Kerouac's Birthday!!


This is a birthday to mark. It's a chance to notice the enormous influence Kerouac continues to exert. And it's a chance to remember how very much I was blown away when I first read On The Road. Is that what made me want to be a writer? Or did I just wish I could be that cool and wise? Or is that all same thing? All I know is that it's impossible for me to drive on a westbound Interstate (I did this yesterday on I-84, but that's another story) without thinking about this book. And whenever I'm stopped at a railroad crossing (this happens a lot in Chatham, New York) and see those boxcars with open doors, I remember Jack Kerouac and his stories.
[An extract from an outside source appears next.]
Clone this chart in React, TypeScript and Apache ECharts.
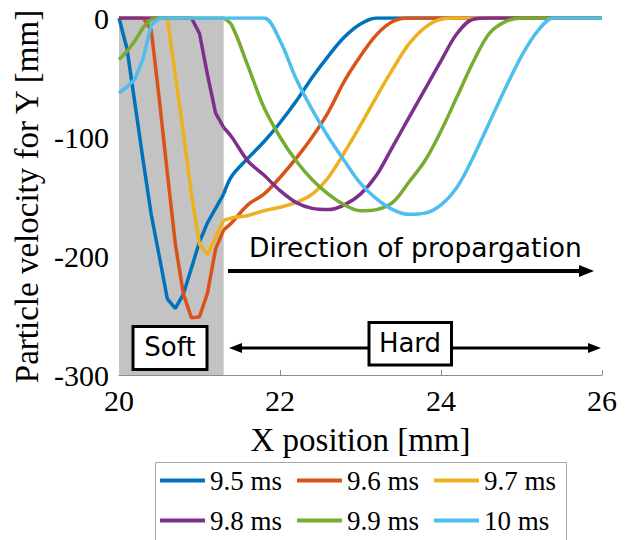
import React, { useEffect, useRef } from "react";
import * as echarts from "echarts";

const X = [20.0, 20.1, 20.2, 20.3, 20.4, 20.5, 20.6, 20.7, 20.8, 20.9, 21.0, 21.1, 21.2, 21.3, 21.4,
  21.6, 21.8, 22.0, 22.2, 22.4, 22.6, 22.8, 23.0, 23.2, 23.4, 23.6, 23.8, 24.0, 24.2, 24.4, 24.6, 24.8,
  25.0, 25.2, 25.4, 25.6, 25.8, 26.0];

const V95 = [0, -26, -73, -120, -165, -200, -236, -244, -232, -210, -188, -172, -160, -148, -133,
  -118, -104, -88, -70, -50, -32, -16, -5, 0, 0, 0, 0, 0, 0, 0, 0, 0, 0, 0, 0, 0, 0, 0];
const V96 = [0, 0, 0, 0, -10, -68, -130, -190, -232, -252, -251, -231, -194, -178, -172,
  -157, -148, -134, -118, -100, -79, -53, -32, -14, -3, 0, 0, 0, 0, 0, 0, 0, 0, 0, 0, 0, 0, 0];
const V97 = [0, 0, 0, 0, 0, 0, 0, -48, -97, -148, -190, -199, -184, -170, -168,
  -166, -162, -159, -155, -148, -134, -113, -90, -66, -43, -22, -8, -1, 0, 0, 0, 0, 0, 0, 0, 0, 0, 0];
const V98 = [0, 0, 0, 0, 0, 0, 0, 0, 0, 0, -13, -48, -80, -92, -100,
  -120, -132, -145, -155, -160, -161, -157, -148, -132, -108, -84, -60, -36, -13, -1, 0, 0, 0, 0, 0, 0, 0, 0];
const V99 = [-35, -28, -19, -8, -1, 0, 0, 0, 0, 0, 0, 0, 0, 0, -6,
  -40, -75, -100, -120, -136, -148, -157, -162, -161, -155, -138, -120, -95, -66, -37, -13, -3, 0, 0, 0, 0, 0, 0];
const V100 = [-63, -58, -51, -34, -6, 0, 0, 0, 0, 0, 0, 0, 0, 0, 0,
  0, 0, -19, -51, -77, -100, -120, -139, -152, -161, -165, -164, -157, -142, -117, -88, -59, -32, -11, 0, 0, 0, 0];

const SERIES_NAMES = ["9.5 ms", "9.6 ms", "9.7 ms", "9.8 ms", "9.9 ms", "10 ms"];
const SERIES_VALUES = [V95, V96, V97, V98, V99, V100];
const COLORS = ["#0072BD", "#D95319", "#EDB120", "#7E2F8E", "#77AC30", "#4DBEEE"];
const X_TICKS = [20, 22, 24, 26];
const Y_TICKS = [-300, -200, -100, 0];
const SOFT_REGION = [20, 21.3];

const SERIF = "Liberation Serif";
const SANS = "DejaVu Sans";

export default function App() {
  const ref = useRef<HTMLDivElement>(null);
  useEffect(() => {
    if (!ref.current) return;
    const chart = echarts.init(ref.current, undefined, { renderer: "svg" });
    const splitIdx = X.indexOf(SOFT_REGION[1]);
    const lines: any[] = [];
    SERIES_NAMES.forEach((name, i) => {
      const pts = X.map((x, j) => [x, SERIES_VALUES[i][j]]);
      const base = {
        name,
        type: "line",
        showSymbol: false,
        symbol: "none",
        lineStyle: { width: 3.5, color: COLORS[i] },
        itemStyle: { color: COLORS[i] },
        z: 3 + i,
      };
      // soft material part: piecewise linear
      lines.push({ ...base, data: pts.slice(0, splitIdx + 1) });
      // hard material part: smooth
      lines.push({ ...base, data: pts.slice(splitIdx), smooth: 0.35 });
    });
    const legendCommon = {
      left: 160,
      orient: "horizontal",
      icon: "rect",
      itemWidth: 45,
      itemHeight: 4,
      itemGap: 15,
      padding: 0,
      textStyle: { fontFamily: SERIF, fontSize: 27, color: "#000" },
    };
    chart.setOption({
      animation: false,
      backgroundColor: "#fff",
      grid: { left: 119, right: 24, top: 18, bottom: 165 },
      xAxis: {
        type: "value",
        min: X_TICKS[0],
        max: X_TICKS[X_TICKS.length - 1],
        interval: 2,
        name: "X position [mm]",
        nameLocation: "middle",
        nameGap: 48,
        nameTextStyle: { fontFamily: SERIF, fontSize: 33, color: "#000" },
        axisLine: { onZero: false, lineStyle: { color: "#8c8c8c", width: 1 } },
        axisTick: { inside: true, length: 5, lineStyle: { color: "#8c8c8c" } },
        axisLabel: { fontFamily: SERIF, fontSize: 30, color: "#000", margin: 10 },
        splitLine: { show: false },
      },
      yAxis: {
        type: "value",
        min: Y_TICKS[0],
        max: Y_TICKS[Y_TICKS.length - 1],
        interval: 100,
        name: "Particle velocity for Y [mm]",
        nameLocation: "middle",
        nameGap: 72,
        nameTextStyle: { fontFamily: SERIF, fontSize: 33, color: "#000" },
        axisLine: { show: true, onZero: false, lineStyle: { color: "#8c8c8c", width: 1 } },
        axisTick: { show: true, inside: true, length: 5, lineStyle: { color: "#8c8c8c" } },
        axisLabel: { fontFamily: SERIF, fontSize: 30, color: "#000", margin: 10 },
        splitLine: { show: false },
      },
      legend: [
        { ...legendCommon, top: 467, data: SERIES_NAMES.slice(0, 3) },
        { ...legendCommon, top: 507, data: SERIES_NAMES.slice(3, 6) },
      ],
      series: [
        {
          name: "soft-region",
          type: "line",
          data: [],
          z: 1,
          silent: true,
          markArea: {
            silent: true,
            itemStyle: { color: "#c3c3c3" },
            data: [[{ xAxis: SOFT_REGION[0] }, { xAxis: SOFT_REGION[1] }]],
          },
        },
        ...lines,
      ],
      graphic: [
        { type: "rect", shape: { x: 155.5, y: 462.5, width: 411, height: 100 }, style: { fill: "none", stroke: "#a6a6a6", lineWidth: 1 }, z: 10 },
        { type: "text", style: { x: 249, y: 247, text: "Direction of propargation", font: `26.5px ${SANS}`, fill: "#000", textVerticalAlign: "middle" }, z: 10 },
        { type: "line", shape: { x1: 228, y1: 271, x2: 582, y2: 271 }, style: { stroke: "#000", lineWidth: 4 }, z: 10 },
        { type: "polygon", shape: { points: [[579, 265], [594, 271], [579, 277]] }, style: { fill: "#000" }, z: 10 },
        { type: "line", shape: { x1: 238, y1: 348, x2: 592, y2: 348 }, style: { stroke: "#000", lineWidth: 3 }, z: 10 },
        { type: "polygon", shape: { points: [[229, 348], [242, 343], [242, 353]] }, style: { fill: "#000" }, z: 10 },
        { type: "polygon", shape: { points: [[601, 348], [588, 343], [588, 353]] }, style: { fill: "#000" }, z: 10 },
        { type: "rect", shape: { x: 133, y: 326.5, width: 74, height: 43 }, style: { fill: "#fff", stroke: "#000", lineWidth: 3 }, z: 11 },
        { type: "text", style: { x: 170, y: 347, text: "Soft", font: `26px ${SANS}`, fill: "#000", textAlign: "center", textVerticalAlign: "middle" }, z: 12 },
        { type: "rect", shape: { x: 369, y: 322.5, width: 82.5, height: 42.5 }, style: { fill: "#fff", stroke: "#000", lineWidth: 3 }, z: 11 },
        { type: "text", style: { x: 410, y: 343, text: "Hard", font: `26px ${SANS}`, fill: "#000", textAlign: "center", textVerticalAlign: "middle" }, z: 12 },
      ],
    });
    return () => chart.dispose();
  }, []);
  return (
    <div
      ref={ref}
      style={{ position: "fixed", left: 0, top: 0, width: 626, height: 540, background: "#fff" }}
    />
  );
}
From Garrison Keillor's Writer's Almanac:

It's the birthday of Jack Kerouac, (books by this author) born Jean-Louise Kerouac, in Lowell Massachusetts (1922). He grew up speaking French, and couldn't speak English fluently until junior high. He was strong and athletic; he played football and he was good at it. In the Thanksgiving game of his senior year in high school he scored a game-winning touchdown—the ball was tipped, he stretched out and grabbed it inches from the ground, and smashed his way into the end zone. The fans went crazy, and there were college scouts there who got him an athletic scholarship to Columbia University. In the college newspaper they called him a "fleet-footed backfield ace," but he broke his leg early on and never played again.
But he became friends with other like-minded writers, including William Burroughs and Allen Ginsberg. He took a series of cross-country road trips with his friend Neal Cassady. In 1949 they drove a Cadillac limousine from California to Chicago, going over 100 miles an hour on two-lane roads until the speedometer broke. In 1951 he sat at his kitchen table, taped sheets of Chinese art paper together to make a long roll, and wrote the story of Cassady and their trips. It had no paragraphs and very little punctuation and Allen Ginsberg called it "a magnificent single paragraph several blocks long, rolling, like the road itself." And that became his novel On the Road (1957).